Challenging a joint account

Paperwork is not in order

To challenge a POD or joint account with right of survivorship is not easy but there are ways to do it. The first thing to learn is whether or not the paperwork at the financial institution is in order. Texas requires specific words and forms to create such an account and if the paperwork is not in order, the account goes to the estate and not the beneficiary. Where the paperwork is not in order, you can challenge the account based on a fiduciary relationship between the beneficiary and the decedent or challenge the account based on the intent of the decedent to share the account with other beneficiaries. You can ask the probate court to determine who gets the money in the accounts. But what happens if the paperwork is in order?

Paperwork is in order

If the paperwork is in order, you can’t challenge the account based on a fiduciary relationship between the beneficiary and the decedent or challenge the account based on the intent of the decedent to share the account with other beneficiaries. Because the paperwork is in order, other evidence is not admissible to change the account contract.

What can you do? The account can be challenged based on the decedent’s lack of mental capacity to contract at the time the beneficiary designation was changed or added. This is similar to contesting a will based on lack of testamentary capacity. Filing the proper paperwork in the probate court, obtaining admissible evidence and presenting it in the proper manner to the court at the proper time is what needs to be done to challenge these accounts.

Take away

If someone is claiming that they own a financial account because they were designated as a beneficiary, don’t take that on face value. Have your attorney look into the accounts and determine to whom they belong.

Heir property in Texas

Heir property in Texas

Heir property Texas

Many people in Texas refer to “heir property.” What they mean is the property that goes to the heirs if there is no will.

If you are concerned about heir property in Texas, you should contact us to see if we can help.

People have many ways to refer to the property that the heir should receive. Heir property is one of the terms that is used.

There is more elder abuse today than before. People are taking advantage of the elderly to obtain property, usually by having the elder person make a will towards the end of their life or making deeds or powers of attorney. If the these documents are not contested, the heir property will go to the abuser instead of the heirs. Don’t let this happen. Contact us if you believe that someone has wrongfully taken heir property in Texas.

Heirship Articles

Learn about oil & gas inheritance laws in Texas

Learn about oil & gas inheritance laws in Texas


Land in Texas has two parts or estates, the surface estate and the mineral estate. In states where there is a lot of activity concerning minerals, like Texas, the two estates are usually severed so that one person owns the surface and one owns the minerals. This is typically done when the land is sold and the seller sells the surface but retains the minerals. Over time, the two estates are sold or passed by inheritance so that the surface owner, who may be on the land everyday and may live there, knows nothing about the mineral owner who may be a corporation or a person who lives out of state.

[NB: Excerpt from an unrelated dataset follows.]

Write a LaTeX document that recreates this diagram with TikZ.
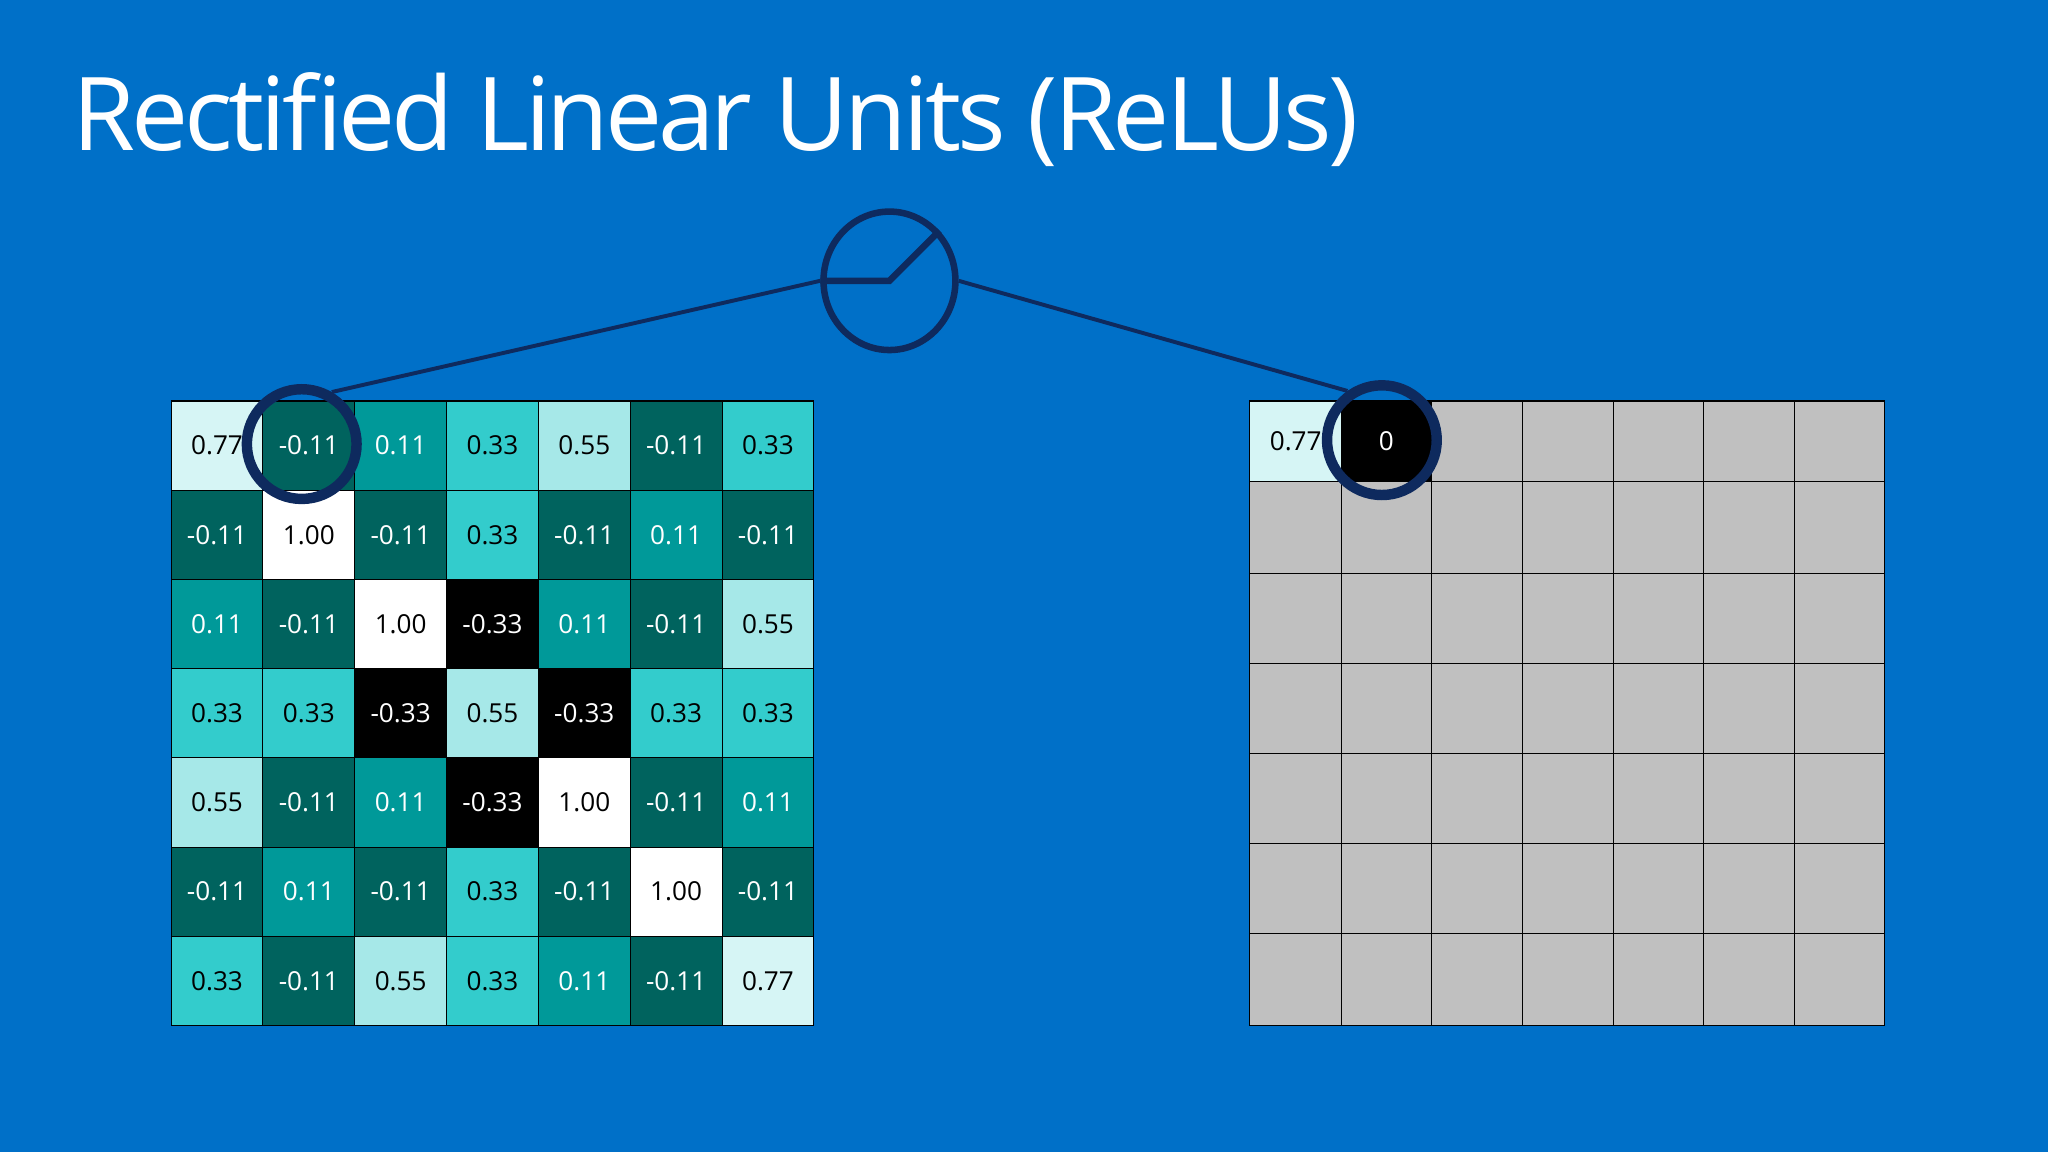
\documentclass[tikz,border=0pt]{standalone}
\usepackage{fontspec}
\usetikzlibrary{shapes.geometric}
\setmainfont{Open Sans}
\begin{document}
\definecolor{bg}{HTML}{0070C8}
\definecolor{navy}{HTML}{0E2A5E}
\definecolor{vneg}{HTML}{000000}
\definecolor{cneg}{HTML}{00635E}
\definecolor{cone}{HTML}{009999}
\definecolor{cthree}{HTML}{33CCCC}
\definecolor{cfive}{HTML}{A6E8E8}
\definecolor{cseven}{HTML}{D6F5F5}
\definecolor{gr}{HTML}{C0C0C0}
\begin{tikzpicture}[x=1pt,y=-1pt,
  cell/.style={draw=black,line width=0.8pt,minimum width=70.3pt,minimum height=68.3pt,inner sep=0pt,font=\fontsize{20}{24}\selectfont},
  rcell/.style={draw=black,line width=0.8pt,fill=gr,inner sep=0pt},
  ring/.style={draw=navy,line width=8pt},
  wire/.style={draw=navy,line width=3pt}]
\fill[bg] (0,0) rectangle (1568,882);
\node[anchor=base west,text=white,inner sep=0pt,font=\fontsize{78}{90}\selectfont\addfontfeature{LetterSpace=-4}] (title) at (55,115) {Rectified Linear Units (ReLUs)};
% left grid
\foreach \row [count=\r from 0] in {
 {0.77,-0.11,0.11,0.33,0.55,-0.11,0.33},
 {-0.11,1.00,-0.11,0.33,-0.11,0.11,-0.11},
 {0.11,-0.11,1.00,-0.33,0.11,-0.11,0.55},
 {0.33,0.33,-0.33,0.55,-0.33,0.33,0.33},
 {0.55,-0.11,0.11,-0.33,1.00,-0.11,0.11},
 {-0.11,0.11,-0.11,0.33,-0.11,1.00,-0.11},
 {0.33,-0.11,0.55,0.33,0.11,-0.11,0.77}}{
 \foreach \v [count=\c from 0] in \row {
  \def\fc{white}\def\tc{black}
  \ifdim\v pt=0.77pt \def\fc{cseven}\fi
  \ifdim\v pt=0.55pt \def\fc{cfive}\fi
  \ifdim\v pt=0.33pt \def\fc{cthree}\fi
  \ifdim\v pt=0.11pt \def\fc{cone}\def\tc{white}\fi
  \ifdim\v pt=-0.11pt \def\fc{cneg}\def\tc{white}\fi
  \ifdim\v pt=-0.33pt \def\fc{vneg}\def\tc{white}\fi
  \node[cell,fill=\fc,text=\tc] (L\r\c) at ({131+35.15+70.3*\c},{307+34.15+68.3*\r}) {\v};
 }}
% right grid
\foreach \x [count=\c from 0] in {957,1027,1096,1166,1235,1304,1374}{
 \foreach \y [count=\r from 0] in {307,369,439,508,577,646,715}{
  \pgfmathsetmacro\xn{{957,1027,1096,1166,1235,1304,1374,1443}[\c+1]}
  \pgfmathsetmacro\yn{{307,369,439,508,577,646,715,785}[\r+1]}
  \draw[rcell] (\x,\y) rectangle (\xn,\yn);
 }}
\node[draw=black,line width=0.8pt,fill=cseven,minimum width=70pt,minimum height=62pt,inner sep=0pt,font=\fontsize{20}{24}\selectfont] (R00) at (992,338) {0.77};
\node[draw=black,line width=0.8pt,fill=black,text=white,minimum width=69pt,minimum height=62pt,inner sep=0pt,font=\fontsize{20}{24}\selectfont] (R01) at (1061.5,338) {0};
% rings
\node[ring,circle,minimum size=84pt,inner sep=0pt] (ringL) at (231,340) {};
\node[ring,circle,minimum size=84pt,inner sep=0pt] (ringR) at (1058,337) {};
\node[draw=navy,line width=5pt,ellipse,minimum width=101pt,minimum height=106pt,inner sep=0pt] (relu) at (681,215) {};
\draw[draw=navy,line width=5pt,line join=miter] (relu.west) -- (relu.center) -- (relu.45);
\draw[wire] (ringL.60) -- (relu.west);
\draw[wire] (relu.east) -- (ringR.125);
\end{tikzpicture}
\end{document}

If the minerals are being extracted from the land either by drilling or by digging, the mineral owner is paid for this extraction not the surface owner. If there is no production but an oil company wants to search for oil or gas, he contracts with the mineral owner, not the surface owner. The contract that is usually signed is an oil & gas lease. Some unscrupulous landmen might try to get the mineral owner to sign a mineral deed rather than an oil and gas lease. A mineral deed should not be signed without discussing it with an oil & gas attorney because it conveys all the minerals. it is not a lease of the minerals. A producing oil lease or gas lease will pay the mineral owner royalties. A royalty payment may be large or small. I have written a mineral-interest overview in Texas here. It explains royalty interest.

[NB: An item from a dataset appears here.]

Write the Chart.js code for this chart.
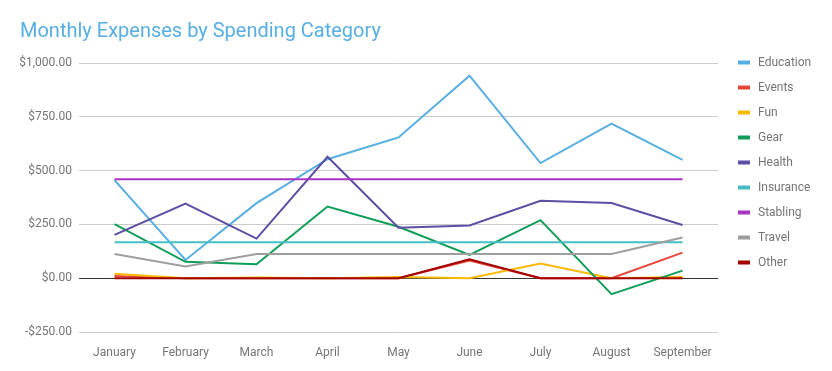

Because land has these two estates, they pass on inheritance just like any other property. If the two estates have not be severed and a will says something like “I give my land to my son,” the son inherits the surface and the minerals. If the minerals have been severed and a will uses the same language, only the surface is transferred to the son since the minerals belong to someone else. In many cases, it is difficult to know who owns the minerals. Let’s say that a man sold some land in the 1920s but retained the minerals. When he died, he didn’t have a will. If he had a number of children and they have lived and died and had children, etc., the mineral owners may be scattered all over the country. It takes a lot of work to get a court to determine who owns the minerals and what part they own. When a new oil or gas field is discovered, there is much activity trying to determine who to get an oil & gas lease from. Some people are surprised to learn that they own a mineral interest. However the interest may be so small that the royalty payment may be less than $100 dollars a year. On the other hand, the royalty payments may be thousands per month.

If you are contacted by someone who wants you to sign documents who claims that you may own a mineral interest, you should have your own attorney advise you and not rely on what you are told by the person who contacted you or the documents he asks you to sign.